> _Your goal_
Pictures in the data should be dropped; transcribe exactly the lines from the one that has "What Plotly code" through the one that has "0.606, 0.606, 0.628]".

> _Dataset content_
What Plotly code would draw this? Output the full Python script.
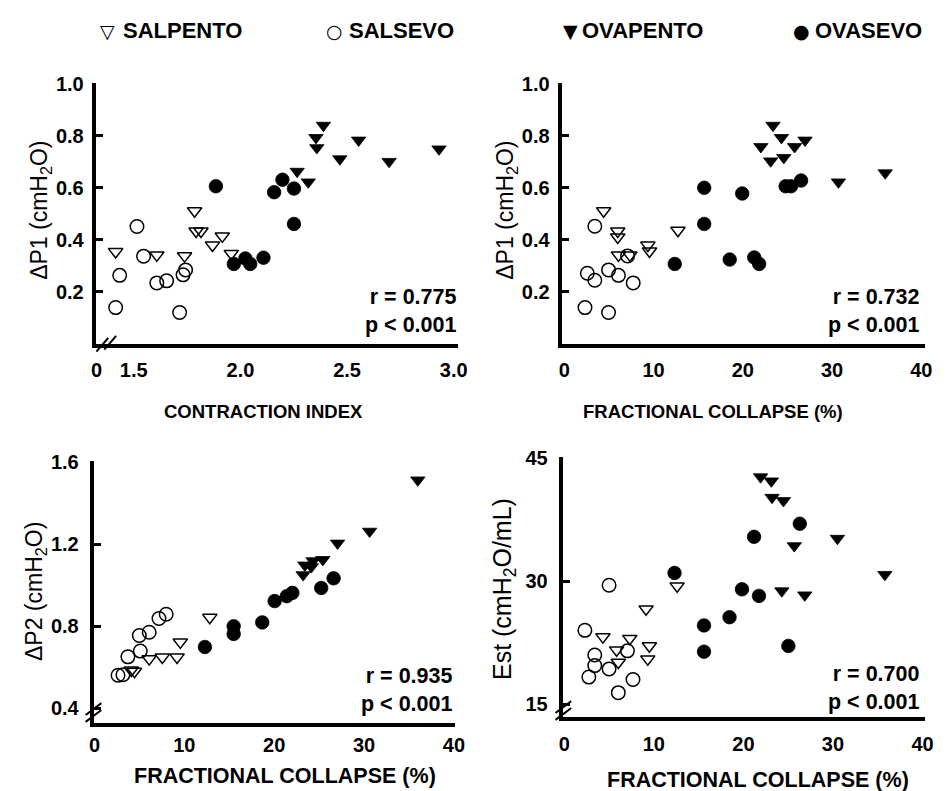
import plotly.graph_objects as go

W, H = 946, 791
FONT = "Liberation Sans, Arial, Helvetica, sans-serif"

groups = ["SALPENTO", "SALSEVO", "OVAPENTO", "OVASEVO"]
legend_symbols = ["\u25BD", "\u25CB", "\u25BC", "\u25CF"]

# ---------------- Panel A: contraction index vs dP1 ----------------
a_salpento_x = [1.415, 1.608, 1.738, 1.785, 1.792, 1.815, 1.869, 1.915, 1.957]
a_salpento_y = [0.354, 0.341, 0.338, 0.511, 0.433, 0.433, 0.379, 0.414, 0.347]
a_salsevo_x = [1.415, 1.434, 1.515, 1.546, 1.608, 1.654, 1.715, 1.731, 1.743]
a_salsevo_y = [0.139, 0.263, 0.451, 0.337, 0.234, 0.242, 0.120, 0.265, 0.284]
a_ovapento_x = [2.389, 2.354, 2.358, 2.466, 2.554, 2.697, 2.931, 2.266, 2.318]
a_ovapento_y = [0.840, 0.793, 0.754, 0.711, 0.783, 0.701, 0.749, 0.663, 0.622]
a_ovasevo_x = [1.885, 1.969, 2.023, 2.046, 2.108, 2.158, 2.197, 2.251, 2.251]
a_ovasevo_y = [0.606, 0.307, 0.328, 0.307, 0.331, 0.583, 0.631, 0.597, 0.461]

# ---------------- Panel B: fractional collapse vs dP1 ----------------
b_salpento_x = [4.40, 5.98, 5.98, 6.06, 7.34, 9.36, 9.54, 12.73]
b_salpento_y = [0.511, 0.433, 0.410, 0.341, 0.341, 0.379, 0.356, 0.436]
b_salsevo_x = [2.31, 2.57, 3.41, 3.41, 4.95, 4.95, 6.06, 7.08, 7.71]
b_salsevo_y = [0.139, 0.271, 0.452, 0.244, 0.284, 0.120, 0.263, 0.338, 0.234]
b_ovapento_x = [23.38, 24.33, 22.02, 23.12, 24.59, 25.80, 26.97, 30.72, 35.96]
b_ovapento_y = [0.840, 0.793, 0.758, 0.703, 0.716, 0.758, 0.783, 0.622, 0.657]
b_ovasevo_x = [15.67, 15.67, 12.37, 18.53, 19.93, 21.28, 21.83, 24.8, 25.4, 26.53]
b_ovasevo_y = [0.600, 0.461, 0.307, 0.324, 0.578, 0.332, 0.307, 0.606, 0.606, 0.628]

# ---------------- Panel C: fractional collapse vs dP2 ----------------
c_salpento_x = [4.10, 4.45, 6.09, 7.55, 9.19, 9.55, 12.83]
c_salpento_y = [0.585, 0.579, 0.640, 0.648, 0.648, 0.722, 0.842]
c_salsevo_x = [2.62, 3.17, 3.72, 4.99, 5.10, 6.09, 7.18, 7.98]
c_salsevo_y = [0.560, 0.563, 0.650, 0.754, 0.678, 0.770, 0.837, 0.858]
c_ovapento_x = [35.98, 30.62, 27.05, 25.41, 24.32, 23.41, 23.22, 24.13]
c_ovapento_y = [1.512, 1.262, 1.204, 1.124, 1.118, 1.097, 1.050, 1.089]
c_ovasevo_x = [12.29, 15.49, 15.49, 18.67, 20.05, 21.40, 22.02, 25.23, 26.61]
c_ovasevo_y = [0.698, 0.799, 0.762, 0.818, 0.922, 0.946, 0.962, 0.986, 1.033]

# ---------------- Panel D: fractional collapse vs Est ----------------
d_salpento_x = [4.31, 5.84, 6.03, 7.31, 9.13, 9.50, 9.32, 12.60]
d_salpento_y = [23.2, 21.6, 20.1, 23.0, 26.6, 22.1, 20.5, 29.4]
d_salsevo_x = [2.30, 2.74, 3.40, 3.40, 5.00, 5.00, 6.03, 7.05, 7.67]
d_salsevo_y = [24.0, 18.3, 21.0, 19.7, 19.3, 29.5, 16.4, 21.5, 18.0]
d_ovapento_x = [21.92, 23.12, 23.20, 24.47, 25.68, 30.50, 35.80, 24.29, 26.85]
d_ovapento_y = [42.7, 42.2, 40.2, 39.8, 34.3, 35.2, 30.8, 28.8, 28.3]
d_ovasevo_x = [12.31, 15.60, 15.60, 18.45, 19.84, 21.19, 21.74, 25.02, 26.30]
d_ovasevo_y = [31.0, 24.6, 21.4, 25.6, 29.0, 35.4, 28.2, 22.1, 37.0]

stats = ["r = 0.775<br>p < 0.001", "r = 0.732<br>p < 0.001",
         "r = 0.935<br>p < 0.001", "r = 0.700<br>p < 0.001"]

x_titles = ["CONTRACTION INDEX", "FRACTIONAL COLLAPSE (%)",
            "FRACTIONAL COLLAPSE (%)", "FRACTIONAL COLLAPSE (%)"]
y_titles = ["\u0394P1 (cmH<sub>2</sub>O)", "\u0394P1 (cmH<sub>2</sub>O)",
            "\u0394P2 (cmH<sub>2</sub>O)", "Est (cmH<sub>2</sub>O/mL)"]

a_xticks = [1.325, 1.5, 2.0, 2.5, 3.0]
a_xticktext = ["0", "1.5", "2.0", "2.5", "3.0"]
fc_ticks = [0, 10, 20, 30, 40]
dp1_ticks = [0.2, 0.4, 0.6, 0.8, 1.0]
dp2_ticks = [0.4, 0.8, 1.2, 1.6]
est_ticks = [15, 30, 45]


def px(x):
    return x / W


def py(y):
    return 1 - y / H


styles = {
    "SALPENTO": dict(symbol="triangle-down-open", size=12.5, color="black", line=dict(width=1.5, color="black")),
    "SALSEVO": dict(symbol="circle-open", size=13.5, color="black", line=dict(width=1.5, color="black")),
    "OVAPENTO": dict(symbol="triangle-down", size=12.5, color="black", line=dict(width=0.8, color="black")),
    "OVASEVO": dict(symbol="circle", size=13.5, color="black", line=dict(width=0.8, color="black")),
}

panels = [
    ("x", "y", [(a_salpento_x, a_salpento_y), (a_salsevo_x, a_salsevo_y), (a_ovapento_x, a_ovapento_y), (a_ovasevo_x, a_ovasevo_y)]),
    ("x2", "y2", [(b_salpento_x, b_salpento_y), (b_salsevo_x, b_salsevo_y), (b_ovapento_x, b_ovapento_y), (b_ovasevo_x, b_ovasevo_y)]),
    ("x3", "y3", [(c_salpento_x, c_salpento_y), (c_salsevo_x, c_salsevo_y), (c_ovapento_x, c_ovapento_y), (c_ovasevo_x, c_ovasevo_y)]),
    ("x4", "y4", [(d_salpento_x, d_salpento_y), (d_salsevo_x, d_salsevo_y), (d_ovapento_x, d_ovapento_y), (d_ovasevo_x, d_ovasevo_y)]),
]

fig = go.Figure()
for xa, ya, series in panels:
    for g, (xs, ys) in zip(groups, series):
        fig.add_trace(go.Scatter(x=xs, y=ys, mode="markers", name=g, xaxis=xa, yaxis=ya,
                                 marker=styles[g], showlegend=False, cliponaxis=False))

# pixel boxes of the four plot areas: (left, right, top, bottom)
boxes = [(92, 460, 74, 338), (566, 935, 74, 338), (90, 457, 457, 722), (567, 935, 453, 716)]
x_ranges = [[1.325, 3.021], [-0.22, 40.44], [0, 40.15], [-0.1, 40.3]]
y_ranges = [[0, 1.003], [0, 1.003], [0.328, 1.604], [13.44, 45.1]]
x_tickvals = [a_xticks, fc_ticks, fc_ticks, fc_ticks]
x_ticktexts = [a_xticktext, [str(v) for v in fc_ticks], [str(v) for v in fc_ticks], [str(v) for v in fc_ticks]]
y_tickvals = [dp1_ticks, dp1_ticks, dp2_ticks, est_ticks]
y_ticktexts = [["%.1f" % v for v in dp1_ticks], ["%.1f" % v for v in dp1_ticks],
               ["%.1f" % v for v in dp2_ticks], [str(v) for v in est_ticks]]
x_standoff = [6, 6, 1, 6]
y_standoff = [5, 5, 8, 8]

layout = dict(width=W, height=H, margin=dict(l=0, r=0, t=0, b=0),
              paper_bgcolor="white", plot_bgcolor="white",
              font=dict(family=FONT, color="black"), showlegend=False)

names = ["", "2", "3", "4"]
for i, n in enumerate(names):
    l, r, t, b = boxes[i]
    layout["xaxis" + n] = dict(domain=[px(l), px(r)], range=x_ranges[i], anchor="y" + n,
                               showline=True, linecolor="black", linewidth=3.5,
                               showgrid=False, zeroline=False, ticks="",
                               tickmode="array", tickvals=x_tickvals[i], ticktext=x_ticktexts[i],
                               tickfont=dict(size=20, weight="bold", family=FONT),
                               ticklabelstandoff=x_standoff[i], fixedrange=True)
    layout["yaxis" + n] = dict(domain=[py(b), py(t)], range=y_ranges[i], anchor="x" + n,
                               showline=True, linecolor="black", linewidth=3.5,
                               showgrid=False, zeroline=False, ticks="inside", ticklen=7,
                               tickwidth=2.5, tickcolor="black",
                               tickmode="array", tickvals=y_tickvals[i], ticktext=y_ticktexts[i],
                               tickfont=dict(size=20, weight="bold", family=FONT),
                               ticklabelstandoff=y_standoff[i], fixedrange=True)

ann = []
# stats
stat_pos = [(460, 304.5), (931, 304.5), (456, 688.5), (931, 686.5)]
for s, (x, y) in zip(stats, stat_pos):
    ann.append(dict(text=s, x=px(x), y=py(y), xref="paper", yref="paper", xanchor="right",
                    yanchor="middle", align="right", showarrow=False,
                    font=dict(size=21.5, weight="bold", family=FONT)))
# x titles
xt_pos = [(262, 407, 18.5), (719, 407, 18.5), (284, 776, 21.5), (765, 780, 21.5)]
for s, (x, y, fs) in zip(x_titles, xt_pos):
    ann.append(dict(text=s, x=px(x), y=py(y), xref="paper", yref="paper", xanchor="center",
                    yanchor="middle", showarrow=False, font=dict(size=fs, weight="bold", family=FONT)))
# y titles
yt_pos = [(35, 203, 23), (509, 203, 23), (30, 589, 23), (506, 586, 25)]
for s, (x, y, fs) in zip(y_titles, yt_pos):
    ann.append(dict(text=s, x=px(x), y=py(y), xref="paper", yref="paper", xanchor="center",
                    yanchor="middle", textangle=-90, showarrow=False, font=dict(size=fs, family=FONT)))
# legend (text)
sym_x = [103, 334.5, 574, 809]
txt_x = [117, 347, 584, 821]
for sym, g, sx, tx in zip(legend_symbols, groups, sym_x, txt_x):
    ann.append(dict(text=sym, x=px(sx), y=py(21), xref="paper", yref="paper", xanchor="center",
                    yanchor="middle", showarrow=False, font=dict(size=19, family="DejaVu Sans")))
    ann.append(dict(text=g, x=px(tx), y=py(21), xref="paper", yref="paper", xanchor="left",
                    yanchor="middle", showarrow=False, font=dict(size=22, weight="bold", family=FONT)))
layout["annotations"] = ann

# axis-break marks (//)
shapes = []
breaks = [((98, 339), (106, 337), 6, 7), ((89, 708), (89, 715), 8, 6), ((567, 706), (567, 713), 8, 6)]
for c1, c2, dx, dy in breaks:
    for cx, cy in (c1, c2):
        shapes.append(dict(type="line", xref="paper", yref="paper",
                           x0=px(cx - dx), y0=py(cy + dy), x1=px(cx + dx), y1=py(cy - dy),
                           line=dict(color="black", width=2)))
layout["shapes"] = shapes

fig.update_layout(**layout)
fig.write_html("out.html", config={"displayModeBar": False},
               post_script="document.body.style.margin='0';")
---
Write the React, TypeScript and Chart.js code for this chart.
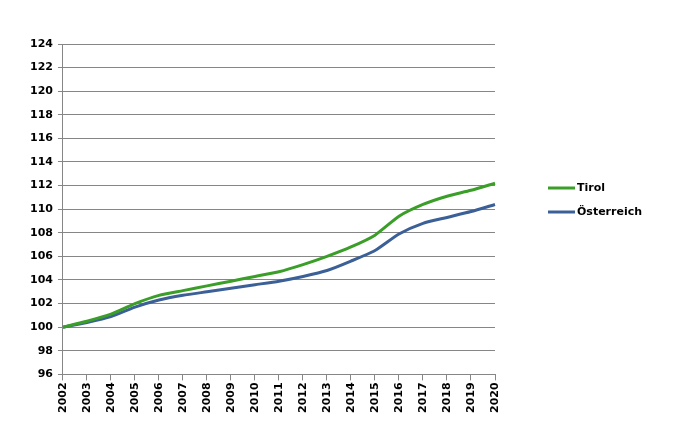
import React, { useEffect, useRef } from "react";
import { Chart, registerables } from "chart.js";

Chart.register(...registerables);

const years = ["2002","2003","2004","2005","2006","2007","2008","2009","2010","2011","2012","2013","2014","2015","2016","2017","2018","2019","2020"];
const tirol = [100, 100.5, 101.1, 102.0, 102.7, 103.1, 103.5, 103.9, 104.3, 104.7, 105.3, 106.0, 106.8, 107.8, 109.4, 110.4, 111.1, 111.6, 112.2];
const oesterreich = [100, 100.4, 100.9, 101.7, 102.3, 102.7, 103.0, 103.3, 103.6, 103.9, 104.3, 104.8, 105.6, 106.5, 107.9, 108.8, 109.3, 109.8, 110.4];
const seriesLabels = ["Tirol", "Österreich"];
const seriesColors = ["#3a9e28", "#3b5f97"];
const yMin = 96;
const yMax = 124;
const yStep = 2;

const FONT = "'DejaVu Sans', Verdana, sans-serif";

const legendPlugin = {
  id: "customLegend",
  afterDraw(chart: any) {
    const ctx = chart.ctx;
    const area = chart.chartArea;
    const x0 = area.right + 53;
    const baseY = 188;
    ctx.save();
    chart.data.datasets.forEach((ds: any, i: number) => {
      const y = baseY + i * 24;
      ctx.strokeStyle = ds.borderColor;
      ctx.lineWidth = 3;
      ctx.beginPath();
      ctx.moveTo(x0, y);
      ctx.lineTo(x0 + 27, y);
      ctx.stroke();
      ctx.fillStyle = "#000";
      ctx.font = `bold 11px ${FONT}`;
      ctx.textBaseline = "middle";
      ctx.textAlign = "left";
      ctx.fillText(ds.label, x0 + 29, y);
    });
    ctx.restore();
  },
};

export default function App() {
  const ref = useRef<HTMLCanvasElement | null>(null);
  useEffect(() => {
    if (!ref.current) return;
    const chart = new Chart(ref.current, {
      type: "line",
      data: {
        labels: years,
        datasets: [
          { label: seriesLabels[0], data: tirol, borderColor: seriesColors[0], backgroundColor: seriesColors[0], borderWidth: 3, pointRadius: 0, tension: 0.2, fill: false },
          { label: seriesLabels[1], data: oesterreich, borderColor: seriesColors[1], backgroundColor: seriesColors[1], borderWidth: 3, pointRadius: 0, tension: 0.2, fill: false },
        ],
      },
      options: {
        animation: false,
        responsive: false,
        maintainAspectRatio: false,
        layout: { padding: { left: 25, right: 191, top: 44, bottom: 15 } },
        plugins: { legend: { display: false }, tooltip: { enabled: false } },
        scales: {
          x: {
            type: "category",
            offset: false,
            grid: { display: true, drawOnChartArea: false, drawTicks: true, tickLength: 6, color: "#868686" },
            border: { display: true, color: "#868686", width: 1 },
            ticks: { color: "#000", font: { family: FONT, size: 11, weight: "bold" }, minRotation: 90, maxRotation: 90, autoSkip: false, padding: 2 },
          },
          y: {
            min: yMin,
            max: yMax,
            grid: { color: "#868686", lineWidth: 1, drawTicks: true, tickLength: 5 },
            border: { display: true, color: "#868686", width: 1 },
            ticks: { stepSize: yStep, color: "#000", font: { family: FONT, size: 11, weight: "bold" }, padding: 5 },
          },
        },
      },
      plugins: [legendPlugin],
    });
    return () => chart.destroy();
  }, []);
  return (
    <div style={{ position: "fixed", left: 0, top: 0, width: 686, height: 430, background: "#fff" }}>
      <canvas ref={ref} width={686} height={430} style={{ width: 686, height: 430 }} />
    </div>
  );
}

> _Exercise answer_
What Plotly code would draw this? Output the full Python script.
import plotly.graph_objects as go

W, H = 946, 791
FONT = "Liberation Sans, Arial, Helvetica, sans-serif"

groups = ["SALPENTO", "SALSEVO", "OVAPENTO", "OVASEVO"]
legend_symbols = ["\u25BD", "\u25CB", "\u25BC", "\u25CF"]

# ---------------- Panel A: contraction index vs dP1 ----------------
a_salpento_x = [1.415, 1.608, 1.738, 1.785, 1.792, 1.815, 1.869, 1.915, 1.957]
a_salpento_y = [0.354, 0.341, 0.338, 0.511, 0.433, 0.433, 0.379, 0.414, 0.347]
a_salsevo_x = [1.415, 1.434, 1.515, 1.546, 1.608, 1.654, 1.715, 1.731, 1.743]
a_salsevo_y = [0.139, 0.263, 0.451, 0.337, 0.234, 0.242, 0.120, 0.265, 0.284]
a_ovapento_x = [2.389, 2.354, 2.358, 2.466, 2.554, 2.697, 2.931, 2.266, 2.318]
a_ovapento_y = [0.840, 0.793, 0.754, 0.711, 0.783, 0.701, 0.749, 0.663, 0.622]
a_ovasevo_x = [1.885, 1.969, 2.023, 2.046, 2.108, 2.158, 2.197, 2.251, 2.251]
a_ovasevo_y = [0.606, 0.307, 0.328, 0.307, 0.331, 0.583, 0.631, 0.597, 0.461]

# ---------------- Panel B: fractional collapse vs dP1 ----------------
b_salpento_x = [4.40, 5.98, 5.98, 6.06, 7.34, 9.36, 9.54, 12.73]
b_salpento_y = [0.511, 0.433, 0.410, 0.341, 0.341, 0.379, 0.356, 0.436]
b_salsevo_x = [2.31, 2.57, 3.41, 3.41, 4.95, 4.95, 6.06, 7.08, 7.71]
b_salsevo_y = [0.139, 0.271, 0.452, 0.244, 0.284, 0.120, 0.263, 0.338, 0.234]
b_ovapento_x = [23.38, 24.33, 22.02, 23.12, 24.59, 25.80, 26.97, 30.72, 35.96]
b_ovapento_y = [0.840, 0.793, 0.758, 0.703, 0.716, 0.758, 0.783, 0.622, 0.657]
b_ovasevo_x = [15.67, 15.67, 12.37, 18.53, 19.93, 21.28, 21.83, 24.8, 25.4, 26.53]
b_ovasevo_y = [0.600, 0.461, 0.307, 0.324, 0.578, 0.332, 0.307, 0.606, 0.606, 0.628]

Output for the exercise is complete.